Journalist Audry Gillen follows in Rubenholds footstep focusing on one of Scotlan’d most famous cold cases, Bible John. In the 60s in Glasgow dancing was the thing to do and the most famous dance hall of all was the Barrowlands. People came from all over the west coast to dance, flirt, dance some more and in modern parlance, hook up. Not everyone at the ballroom was single, but then not everyone was looking for any more than a dance. However, the fun time had by all was punctured when in ’68 and ’69 three women, all petitie and brunette were found dead, after meeting a man called John at the Barrowlands, and going home with him.

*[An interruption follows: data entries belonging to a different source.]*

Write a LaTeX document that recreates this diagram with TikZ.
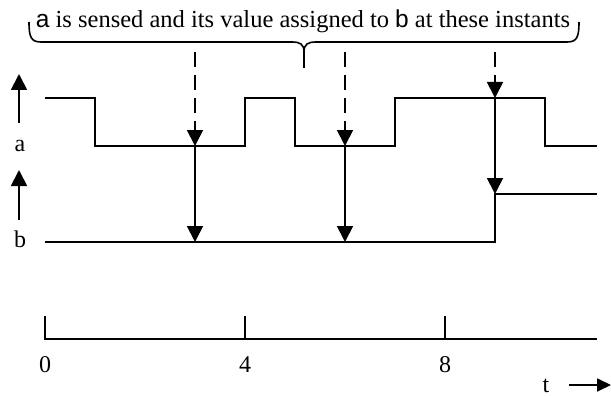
\documentclass[tikz,border=0pt]{standalone}
\usepackage{fontspec}
\setmainfont{Liberation Serif}
\newfontfamily\sansf{Liberation Sans}
\usetikzlibrary{arrows.meta}
\begin{document}
\begin{tikzpicture}[x=1pt,y=-1pt,
  sig/.style={line width=1.8pt,line join=miter},
  arr/.style={line width=1.8pt,-{Triangle[width=16pt,length=16pt]}},
  darr/.style={arr,dash pattern=on 15pt off 8pt},
  lbl/.style={font=\fontsize{24}{26}\selectfont,inner sep=0pt}]
\useasboundingbox (0,0) rectangle (611,396);
% signal a
\draw[sig] (45,98) -- (95,98) -- (95,146) -- (245,146) -- (245,98) -- (295,98) -- (295,146) -- (395,146) -- (395,98) -- (545,98) -- (545,146) -- (597,146);
% signal b
\draw[sig] (45,242) -- (495,242) -- (495,194) -- (597,194);
% sampling points
\coordinate (d1) at (195,52); \coordinate (a1) at (195,146); \coordinate (b1) at (195,242);
\coordinate (d2) at (345,52); \coordinate (a2) at (345,146); \coordinate (b2) at (345,242);
\coordinate (d3) at (495,52); \coordinate (a3) at (495,98);  \coordinate (b3) at (495,194);
\foreach \i in {1,2,3}{
  \draw[darr] (d\i) -- (a\i);
  \draw[arr] (a\i) -- (b\i);
}
% left axis arrows
\coordinate (ya0) at (19,123); \coordinate (ya1) at (19,74);
\coordinate (yb0) at (19,220); \coordinate (yb1) at (19,170);
\draw[arr] (ya0) -- (ya1);
\draw[arr] (yb0) -- (yb1);
\node[lbl,anchor=base] (la) at (20,151) {a};
\node[lbl,anchor=base] (lb) at (20,247) {b};
% time axis
\draw[sig] (45,316) -- (45,339) -- (597,339);
\draw[sig] (245,316) -- (245,339);
\draw[sig] (445,316) -- (445,339);
\node[lbl,anchor=base] (t0) at (45,372) {0};
\node[lbl,anchor=base] (t4) at (245,372) {4};
\node[lbl,anchor=base] (t8) at (445,372) {8};
\node[lbl,anchor=base] (tt) at (546,392) {t};
\coordinate (ts) at (569,385); \coordinate (te) at (611,385);
\draw[arr,-{Triangle[width=13pt,length=14pt]}] (ts) -- (te);
% brace
\draw[line width=1.6pt] (29,22) .. controls (29,37) and (31,42) .. (41,42) -- (292,42)
  .. controls (300,42) and (304,44) .. (304,52) -- (304,68);
\draw[line width=1.6pt] (579,22) .. controls (579,37) and (577,42) .. (567,42) -- (316,42)
  .. controls (308,42) and (304,44) .. (304,52);
\node[font=\fontsize{24.5}{26}\selectfont,inner sep=0pt,anchor=base] (cap) at (303,28)
  {{\sansf a} is sensed and its value assigned to {\sansf b} at these instants};
\end{tikzpicture}
\end{document}
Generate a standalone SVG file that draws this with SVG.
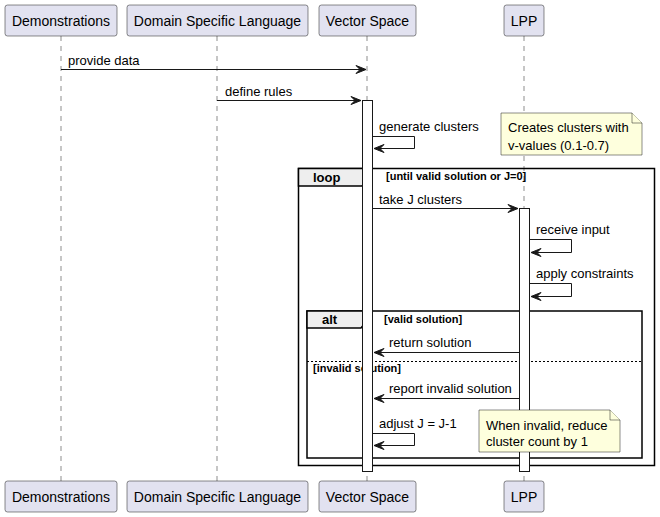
<svg xmlns="http://www.w3.org/2000/svg" width="660" height="517" viewBox="0 0 660 517">
<style>
text{font-family:"Liberation Sans",Arial,sans-serif;fill:#000}
.pbox{fill:#E2E2F0;stroke:#181818;stroke-width:0.5}
.pname{font-size:14px;text-anchor:middle}
.life{stroke:#181818;stroke-width:0.5;stroke-dasharray:5,5;fill:none}
.act{fill:#FFFFFF;stroke:#181818;stroke-width:1}
.msg{stroke:#181818;stroke-width:1;fill:none}
.head{fill:#181818;stroke:#181818;stroke-width:1}
.mt{font-size:13px}
.note{fill:#FEFFDD;stroke:#181818;stroke-width:0.5}
.frame{fill:none;stroke:#000;stroke-width:1.5}
.tab{fill:#EEEEEE;stroke:#000;stroke-width:1.5}
.fl{font-size:13px;font-weight:bold}
.guard{font-size:11px;font-weight:bold}
</style>
<g id="lifelines">
<line class="life" x1="61" y1="36" x2="61" y2="481"/>
<line class="life" x1="217" y1="36" x2="217" y2="481"/>
<line class="life" x1="367" y1="36" x2="367" y2="481"/>
<line class="life" x1="524" y1="36" x2="524" y2="481"/>
</g>
<g id="p-demonstrations">
<rect class="pbox" x="5" y="5" width="112" height="31" rx="2.5"/>
<text class="pname" x="61" y="26">Demonstrations</text>
<rect class="pbox" x="5" y="481" width="112" height="31" rx="2.5"/>
<text class="pname" x="61" y="502">Demonstrations</text>
</g>
<g id="p-dsl">
<rect class="pbox" x="127" y="5" width="181" height="31" rx="2.5"/>
<text class="pname" x="217.5" y="26">Domain Specific Language</text>
<rect class="pbox" x="127" y="481" width="181" height="31" rx="2.5"/>
<text class="pname" x="217.5" y="502">Domain Specific Language</text>
</g>
<g id="p-vectorspace">
<rect class="pbox" x="319" y="5" width="97" height="31" rx="2.5"/>
<text class="pname" x="367.5" y="26">Vector Space</text>
<rect class="pbox" x="319" y="481" width="97" height="31" rx="2.5"/>
<text class="pname" x="367.5" y="502">Vector Space</text>
</g>
<g id="p-lpp">
<rect class="pbox" x="504" y="5" width="40" height="31" rx="2.5"/>
<text class="pname" x="524" y="26">LPP</text>
<rect class="pbox" x="504" y="481" width="40" height="31" rx="2.5"/>
<text class="pname" x="524" y="502">LPP</text>
</g>
<g id="loop-frame">
<rect class="frame" x="298.5" y="168.5" width="356" height="297"/>
<path class="tab" d="M298.5,168.5 L370,168.5 L370,176 L362,186 L298.5,186 Z"/>
<text class="fl" x="313" y="182">loop</text>
<text class="guard" x="386" y="180">[until valid solution or J=0]</text>
</g>
<g id="alt-frame">
<rect class="frame" x="307" y="311" width="335" height="147"/>
<path class="tab" d="M307,311 L369,311 L369,318 L361,328 L307,328 Z"/>
<text class="fl" x="322" y="324">alt</text>
<text class="guard" x="384" y="323">[valid solution]</text>
<line x1="307" y1="361.5" x2="642" y2="361.5" stroke="#000" stroke-width="1" stroke-dasharray="2,2"/>
<text class="guard" x="313" y="372">[invalid solution]</text>
</g>
<g id="activations">
<rect class="act" x="362.5" y="100.5" width="10" height="371"/>
<rect class="act" x="519.5" y="208.5" width="10" height="263"/>
</g>
<g id="note-clusters">
<path class="note" d="M501,113 L632,113 L642,123 L642,155 L501,155 Z"/>
<path class="note" d="M632,113 L632,123 L642,123" fill="none"/>
<text class="mt" x="508" y="132">Creates clusters with</text>
<text class="mt" x="508" y="150">v-values (0.1-0.7)</text>
</g>
<g id="note-invalid">
<path class="note" d="M479,410 L610,410 L620,420 L620,452 L479,452 Z"/>
<path class="note" d="M610,410 L610,420 L620,420" fill="none"/>
<text class="mt" x="486" y="430">When invalid, reduce</text>
<text class="mt" x="486" y="446">cluster count by 1</text>
</g>
<g id="connectors">
<line class="msg" x1="61" y1="69.5" x2="366" y2="69.5"/>
<polygon class="head" points="356,65.5 366,69.5 356,73.5 360,69.5"/>
<text class="mt" x="68" y="65">provide data</text>

<line class="msg" x1="217" y1="100.5" x2="361" y2="100.5"/>
<polygon class="head" points="351,96.5 361,100.5 351,104.5 355,100.5"/>
<text class="mt" x="225" y="96">define rules</text>

<polyline class="msg" points="373,136.5 414.5,136.5 414.5,148.5 374,148.5"/>
<polygon class="head" points="384,144.5 374,148.5 384,152.5 380,148.5"/>
<text class="mt" x="379" y="131">generate clusters</text>

<line class="msg" x1="373" y1="208.5" x2="518" y2="208.5"/>
<polygon class="head" points="508,204.5 518,208.5 508,212.5 512,208.5"/>
<text class="mt" x="379" y="204">take J clusters</text>

<polyline class="msg" points="530,239.5 571.5,239.5 571.5,252.5 531,252.5"/>
<polygon class="head" points="541,248.5 531,252.5 541,256.5 537,252.5"/>
<text class="mt" x="536" y="234">receive input</text>

<polyline class="msg" points="530,283.5 571.5,283.5 571.5,296.5 531,296.5"/>
<polygon class="head" points="541,292.5 531,296.5 541,300.5 537,296.5"/>
<text class="mt" x="536" y="278">apply constraints</text>

<line class="msg" x1="519" y1="352.5" x2="374" y2="352.5"/>
<polygon class="head" points="384,348.5 374,352.5 384,356.5 380,352.5"/>
<text class="mt" x="389" y="347">return solution</text>

<line class="msg" x1="519" y1="398.5" x2="374" y2="398.5"/>
<polygon class="head" points="384,394.5 374,398.5 384,402.5 380,398.5"/>
<text class="mt" x="389" y="393">report invalid solution</text>

<polyline class="msg" points="373,433.5 414.5,433.5 414.5,445.5 374,445.5"/>
<polygon class="head" points="384,441.5 374,445.5 384,449.5 380,445.5"/>
<text class="mt" x="379" y="428">adjust J = J-1</text>
</g>
</svg>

Even though the ’60 is seen as a progressive and boundary breaking time, the reality is that outside of the most cosmipolitan areas of the biggest cities most ordinary people were still struggling with patriarchal attitudes towards sex and women. The attitudes displayed by police towards the murdered women is similar to those we also saw in the Jack the Ripper case almost a hundred years before, and the Yorkshire ripper just fifteen years later – so enamoured are we culturally with the madonna whore dichotomy.
The case was not Scotland’s first serial killer, but it did see Scotland’s largest man-hunt at the time, and the first ever composit drawing of a suspect by an artist. Scotland being a small country even our large cities have something of the feel of a community to them, and the country was shocked, but slowly the case became colder and colder. With the window in which a someone living can be arrested and tried begining to close there have been many theories and people suspected, most well known of which is Peter Tobin, a serial killer and rapist who died in jail.
Through the decades of speculation all the focus has been on the who of the killer, not the who of the women, who were easily dismissed and almost faded into the background while the mysterious Bible John, became bigger than life in the way that unsolved mysteries often do.

Gillen has been interested in the case for a long time. She spends time finding out more about the victims, Patricia Docker, Jemima McDonald and Helen Puttock, and along the way she paints a full portrait of the women, their lives, families loves and troubled. This in itself is a welcome new chapter however it does not stop there. While putting the pieces together with her journalist friend Cello, Gillen starts to see another picture, another possibile to the solution of “who was Bible John, and can we bring him to justice.” It is the most suprising, but at the same time a highly reasonable conclusion and one that could only be come to by someone who decided to view the murders, not as crimes with the male purpetraiotor at it’s centre, but rather crimes that were about the women who were killed.